Securing our borders by implementing such high-tech solutions as drone aircraft is essential to making the comprehensive immigration reform deal a reality, John McCain said Monday.
"A pre-condition is secure borders, and we have not done that," McCain said in an interview with Fox News Monday. "Now our borders are more secure, but they are by no means secure. In Arizona, the Sonora border is the major drug trafficking route for the drug cartels bringing drugs into the United States."
"We have to use a lot of high-tech — we’ve got to use drones, we’ve got to do a lot of things to get that border secure, but that must be done," McCain said.
The bipartisan plan laid out by McCain and six other Senators Monday calls for a commission of border state officials that would develop a standard for border security.
Under the legislation, the commission would be empowered to delay any pathway to citizenship for unauthorized immigrants if they were dissatisfied by federal efforts to protect the border.
The establishment of such a commission and the powers it would have represents the largest break between President Obama’s immigration reform plan and Senate plans.

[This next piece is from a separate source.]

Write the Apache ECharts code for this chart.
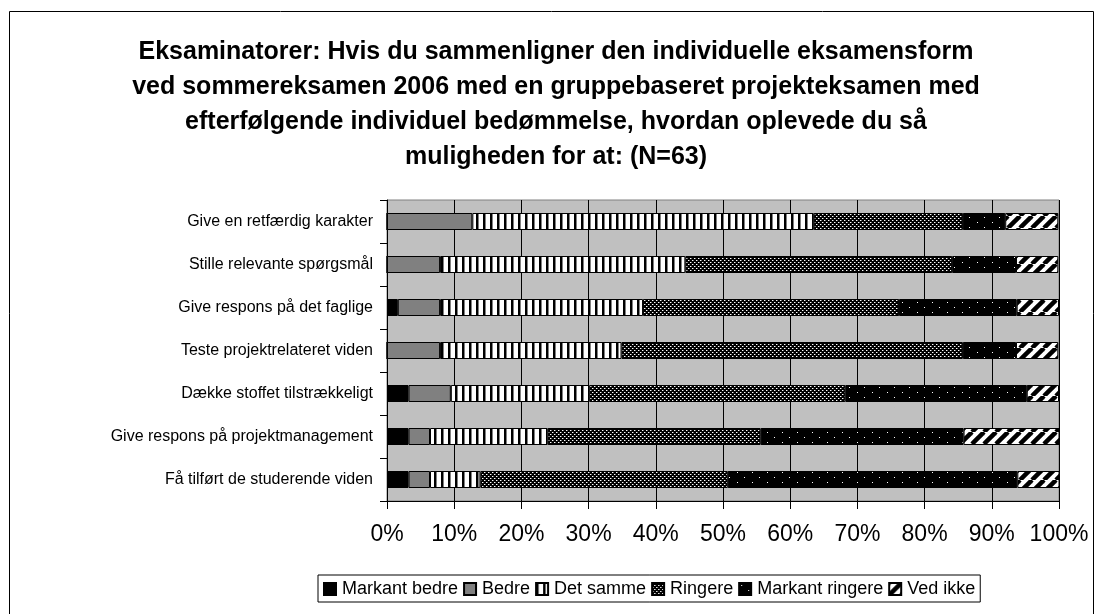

Asked repeatedly during his daily press briefing if Obama would approve of linking the two measures, press secretary Jay Carney avoided a definitive answer.
"We're not at a stage here where we're ... we're gonna negotiate details of legislation that doesn't yet exist," Carney said. "I think what is positive about this discussion is that bipartisan group in the Senate has embraced the principles that the president has long put forward and espoused."
When McCain was asked Monday if he thought fully securing the borders was a realistic goal, he answered in no uncertain terms.
“Is it not realistic to think that a nation such as ours could ... secure our borders? Is that not realistic? Come on. Of course we can secure our borders," McCain told Fox News.
"To think somehow that we are going to have a situation where drugs can flow freely over our border is something that I don’t think most of our citizens would agree [with], particularly since we spent so many billions of dollars on surveillance and that kind of thing," he added.